Friday, February 25, 2005

Güesa

The next morning we boarded a train to Pamplona. A friend of Ben's family picked us up at the station and took us to her country house in the Pyrenées.

Their house is in a tiny, tiny Basque village called Güesa. It has only one street, and no businesses.

Next door to Becky and Mikel's house is the old schoolhouse, now a cozy town social center where ice cream, snacks and drinks are sold at cost. You put the money in an envelope on the counter. There is a kitchen that's used for the town fiesta, Christmas meals and the like.

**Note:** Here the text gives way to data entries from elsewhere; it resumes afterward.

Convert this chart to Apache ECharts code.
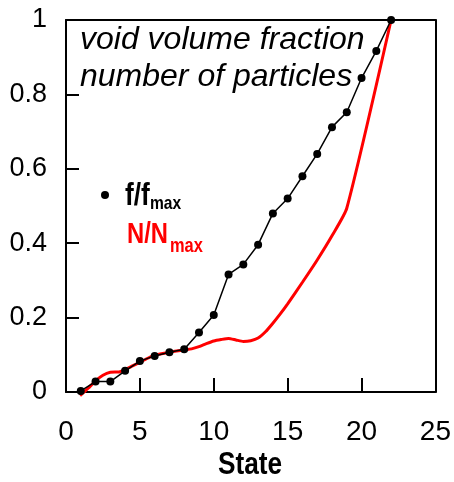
<!DOCTYPE html>
<html><head><meta charset="utf-8">
<script src="https://cdn.jsdelivr.net/npm/echarts@6/dist/echarts.min.js"></script>
<style>html,body{margin:0;padding:0;background:#fff}#c{width:454px;height:482px}</style>
</head><body><div id="c"></div>
<script>
// Black series: f/f_max at each state
const states = [1,2,3,4,5,6,7,8,9,10,11,12,13,14,15,16,17,18,19,20,21,22];
const voidFraction = [0.003,0.028,0.028,0.057,0.083,0.097,0.107,0.115,0.16,0.207,0.316,0.343,0.396,0.48,0.52,0.58,0.64,0.712,0.752,0.844,0.917,1.0];
// Red series: N/N_max, traced curve (state, value)
const redStates = [0.95,1.5,2,2.5,3,3.6,4,4.5,5,5.5,6,7,8,8.5,9,9.5,10,10.5,11,11.5,12,12.5,13,13.5,14,14.5,15,16,17,18,19,22];
const particleFraction = [-0.01,0.01,0.03,0.045,0.053,0.054,0.06,0.07,0.08,0.09,0.099,0.107,0.113,0.116,0.122,0.13,0.137,0.141,0.144,0.14,0.136,0.138,0.145,0.162,0.185,0.21,0.237,0.295,0.355,0.42,0.494,1.0];
const xTicks = [0,5,10,15,20,25];
const yTicks = [0,0.2,0.4,0.6,0.8,1];

const chart = echarts.init(document.getElementById('c'));
const FONT = '"Liberation Sans", Arial, sans-serif';
const NX = 0.82; // horizontal squeeze to emulate a narrow face
const xMin = xTicks[0], xMax = xTicks[xTicks.length-1];
const yMin = yTicks[0], yMax = yTicks[yTicks.length-1];
const frame = {show: true, onZero: false, lineStyle: {color: '#000', width: 2}};
chart.setOption({
  animation: false,
  backgroundColor: '#fff',
  grid: {left: 66, right: 14, top: 20, bottom: 90, show: false},
  xAxis: [{
    type: 'value', min: xMin, max: xMax, interval: 5, position: 'bottom',
    axisLine: frame,
    axisTick: {show: true, inside: true, length: 14, lineStyle: {color: '#000', width: 2}},
    axisLabel: {show: true, color: '#000', fontFamily: FONT, fontSize: 28, margin: 26},
    splitLine: {show: false}
  }, {
    type: 'value', min: xMin, max: xMax, interval: 5, position: 'top',
    axisLine: frame, axisTick: {show: false}, axisLabel: {show: false}, splitLine: {show: false}
  }],
  yAxis: [{
    type: 'value', min: yMin, max: yMax, interval: 0.2, position: 'left',
    axisLine: frame,
    axisTick: {show: true, inside: true, length: 13, lineStyle: {color: '#000', width: 2}},
    axisLabel: {show: true, color: '#000', fontFamily: FONT, fontSize: 27, margin: 19},
    splitLine: {show: false}
  }, {
    type: 'value', min: yMin, max: yMax, interval: 0.2, position: 'right',
    axisLine: frame, axisTick: {show: false}, axisLabel: {show: false}, splitLine: {show: false}
  }],
  series: [
    {
      name: 'N/Nmax', type: 'line', clip: false, showSymbol: false, symbol: 'none', smooth: 0.2,
      lineStyle: {color: '#ff0000', width: 3},
      data: redStates.map((s, i) => [s, particleFraction[i]]),
      z: 2
    },
    {
      name: 'f/fmax', type: 'line', clip: false, symbol: 'circle', symbolSize: 8,
      itemStyle: {color: '#000'},
      lineStyle: {color: '#000', width: 1.5},
      data: states.map((s, i) => [s, voidFraction[i]]),
      z: 3
    }
  ],
  graphic: [
    {type: 'text', x: 80, y: 24, style: {text: 'void volume fraction', font: 'italic 32px ' + FONT, fill: '#000'}},
    {type: 'text', x: 80, y: 61, style: {text: 'number of particles', font: 'italic 32px ' + FONT, fill: '#000'}},
    {type: 'circle', shape: {cx: 105, cy: 195, r: 4}, style: {fill: '#000'}},
    {type: 'text', x: 125, y: 180, scaleX: NX, style: {text: 'f/f', font: 'bold 32px ' + FONT, fill: '#000'}},
    {type: 'text', x: 150, y: 194, scaleX: NX, style: {text: 'max', font: 'bold 19px ' + FONT, fill: '#000'}},
    {type: 'text', x: 127, y: 220, scaleX: NX, style: {text: 'N/N', font: 'bold 29px ' + FONT, fill: '#ff0000'}},
    {type: 'text', x: 170, y: 236, scaleX: NX, style: {text: 'max', font: 'bold 20px ' + FONT, fill: '#ff0000'}},
    {type: 'text', x: 250, y: 449, scaleX: NX, style: {text: 'State', font: 'bold 32px ' + FONT, fill: '#000', align: 'center'}}
  ]
});
</script></body></html>
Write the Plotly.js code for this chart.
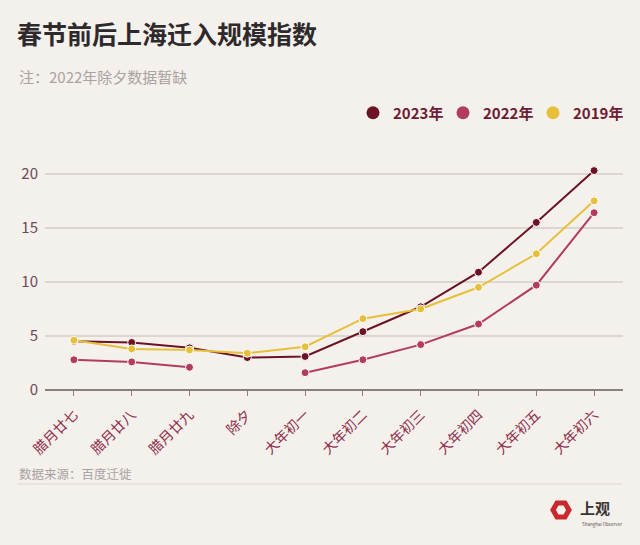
<!DOCTYPE html>
<html>
<head>
<meta charset="utf-8">
<script src="https://cdn.plot.ly/plotly-3.0.1.min.js"></script>
<style>
  body { margin: 0; background: #f4f0eb; }
  #chart { width: 640px; height: 545px; }
</style>
</head>
<body>
<div id="chart"></div>
<script>
// days around the spring festival
var days = ["腊月廿七", "腊月廿八", "腊月廿九", "除夕", "大年初一", "大年初二",
            "大年初三", "大年初四", "大年初五", "大年初六"];

// migration index
var y2023 = [4.5, 4.4, 3.9, 3.0, 3.1, 5.4, 7.7, 10.9, 15.5, 20.3];
var y2022 = [2.8, 2.6, 2.1, null, 1.6, 2.8, 4.2, 6.1, 9.7, 16.4];
var y2019 = [4.6, 3.8, 3.7, 3.4, 4.0, 6.6, 7.5, 9.5, 12.6, 17.5];

var names = ["2023年", "2022年", "2019年"];
var colors = ["#6b1325", "#b23c5e", "#e6c03a"];

var font = "'Noto Sans CJK SC', 'Noto Sans', sans-serif";

// plot box in pixels, used to place the extra texts
var L = 45, R = 623, T = 163, B = 390;
function px(x) { return (x - L) / (R - L); }
function py(y) { return (B - y) / (B - T); }

function series(ys, i) {
  return {
    x: days, y: ys, name: names[i],
    type: "scatter", mode: "lines+markers",
    connectgaps: false, showlegend: false,
    line: { color: colors[i], width: 2 },
    marker: { color: colors[i], size: 8, line: { color: "#ffffff", width: 1 } }
  };
}

// legend shows only dots, so use empty marker traces for it
function legendDot(i) {
  return {
    x: [null], y: [null], name: names[i],
    type: "scatter", mode: "markers",
    marker: { color: colors[i], size: 13 }
  };
}

var data = [
  series(y2023, 0), series(y2022, 1), series(y2019, 2),
  legendDot(0), legendDot(1), legendDot(2)
];

// red hexagon of the logo
var hx = 561, hy = 510, hr = 8;
var hex = "";
for (var i = 0; i < 6; i++) {
  var a = i * Math.PI / 3;
  hex += (i == 0 ? "M" : "L") + px(hx + hr * Math.cos(a)) + "," + py(hy + hr * Math.sin(a));
}
hex += "Z";

var layout = {
  width: 640, height: 545,
  paper_bgcolor: "#f4f0eb",
  plot_bgcolor: "#f4f0eb",
  margin: { l: L, r: 640 - R, t: T, b: 545 - B },
  font: { family: font },
  title: {
    text: "<b>春节前后上海迁入规模指数</b>",
    font: { size: 25, color: "#2e2a2b", family: font },
    x: 17 / 640, xanchor: "left", xref: "container",
    y: 1 - 35 / 545, yanchor: "middle", yref: "container"
  },
  showlegend: true,
  legend: {
    orientation: "h",
    x: 1, xanchor: "right",
    y: py(113), yanchor: "middle",
    font: { size: 15, color: "#6e1c34", family: font, weight: "bold" },
    itemwidth: 30,
    entrywidth: 45, entrywidthmode: "pixels",
    bgcolor: "rgba(0,0,0,0)"
  },
  xaxis: {
    type: "category",
    range: [-0.5, 9.5],
    tickangle: -45,
    tickfont: { size: 14, color: "#8e2e4c", family: font },
    ticks: "outside", ticklen: 5, tickcolor: "#8a8080",
    ticklabelstandoff: 5,
    showline: false,
    showgrid: false,
    fixedrange: true
  },
  yaxis: {
    range: [0, 21],
    tickvals: [0, 5, 10, 15, 20],
    tickfont: { size: 15, color: "#6e4a58", family: font },
    showgrid: true, gridcolor: "#dcd6d0", gridwidth: 1.5,
    zeroline: true, zerolinecolor: "#8a8080", zerolinewidth: 1.5,
    ticks: "", ticklabelstandoff: 6,
    fixedrange: true
  },
  annotations: [
    { text: "注：2022年除夕数据暂缺", xref: "paper", yref: "paper",
      x: px(17), y: py(77), xanchor: "left", yanchor: "middle", showarrow: false,
      font: { size: 15, color: "#a9a2a2", family: font } },
    { text: "数据来源：百度迁徙", xref: "paper", yref: "paper",
      x: px(17), y: py(473), xanchor: "left", yanchor: "middle", showarrow: false,
      font: { size: 12.5, color: "#a9a2a2", family: font } },
    { text: "<b>上观</b>", xref: "paper", yref: "paper",
      x: px(578), y: py(507), xanchor: "left", yanchor: "middle", showarrow: false,
      font: { size: 15, color: "#3a3436", family: font } },
    { text: "Shanghai Observer", xref: "paper", yref: "paper",
      x: px(580), y: py(524), xanchor: "left", yanchor: "middle", showarrow: false,
      font: { size: 4.5, color: "#5a5456", family: font } }
  ],
  shapes: [
    { type: "line", xref: "paper", yref: "paper",
      x0: px(17), x1: px(622), y0: py(484), y1: py(484),
      line: { color: "#e4dfd9", width: 1.5 } },
    { type: "path", xref: "paper", yref: "paper", path: hex,
      line: { color: "#c8282e", width: 5 }, fillcolor: "rgba(0,0,0,0)" }
  ]
};

Plotly.newPlot("chart", data, layout, { displayModeBar: false, staticPlot: true });
</script>
</body>
</html>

Thhe Pyrenées loom large above tiny Güesa. They are beautiful and cruel looking -- huge naked rocks that ooze greenery from giant fissures. There's something about the light, the distance, the weather - something - that makes the mountains glimmer a tiny bit, like the watery mirror landscape of a fijord. The shimmer gave me the feeling that at any moment the surface of the water would be broken and the mountains come crashing down.

We spent an idyllic couple of days taking trips to the swimming hole, a hike straight up a mountain to a small chapel where tradition dictates that those who reach the top ring the chapel bell, which rings out across the valley and lets the people down in Güesa know that you've arrived. We had big lunches and quiet siestas. At night we gathered on the lawn to watch the falling stars.

I spent some time alone by the river. I waded around, poked things with sticks, let the minnows nibble on my toes. It was the same kind of dreamy, constructive nothing I engaged in as a child.